The key to solve the quality control problem at scale is identifying the single constraint that determines throughput — then building the system around removing it, not adding more complexity.

The Real Problem Behind Quality Issues

Your quality control problem isn't actually about quality. It's about information flow.

Most founders think they have a quality problem when defects spike. They add more inspectors, create new checklists, implement triple-checks. Quality gets worse. The real constraint isn't detection — it's the feedback loop between discovery and correction.

Here's what's actually happening: Your system produces defects at Point A. You discover them at Point Z. By the time you know something's wrong, you've already produced 10,000 more defective units. You're not solving quality — you're playing an expensive game of catch-up.

The constraint isn't your production process. It's the distance between cause and effect. Fix that, and quality takes care of itself.

Why Most Approaches Fail

Traditional quality control falls into what I call the Complexity Trap. More inspections. More documentation. More approval stages. Each addition makes the system slower and more prone to failure.

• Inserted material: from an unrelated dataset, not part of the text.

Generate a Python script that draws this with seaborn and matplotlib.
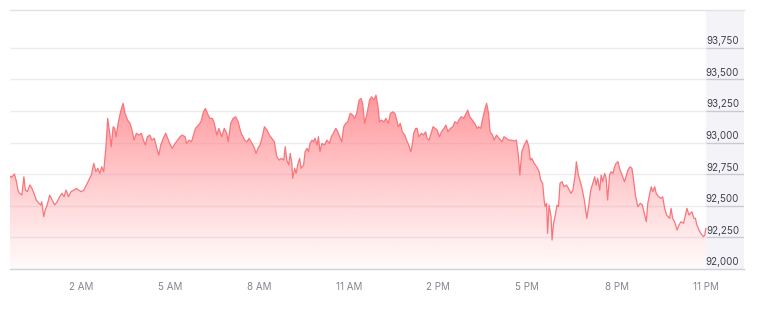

The Vendor Trap hits next. You buy quality management software that promises to solve everything. Now you have two problems: poor quality and a system that nobody understands. The software becomes another layer between problem and solution.

Then comes the Attention Trap. Your team starts tracking seventeen different quality metrics. Daily meetings about quality scores. Weekly reports on defect rates. Everyone's busy measuring quality, but nobody's improving it.

Quality isn't something you add to a process. It's something you build into the constraint that governs the entire system.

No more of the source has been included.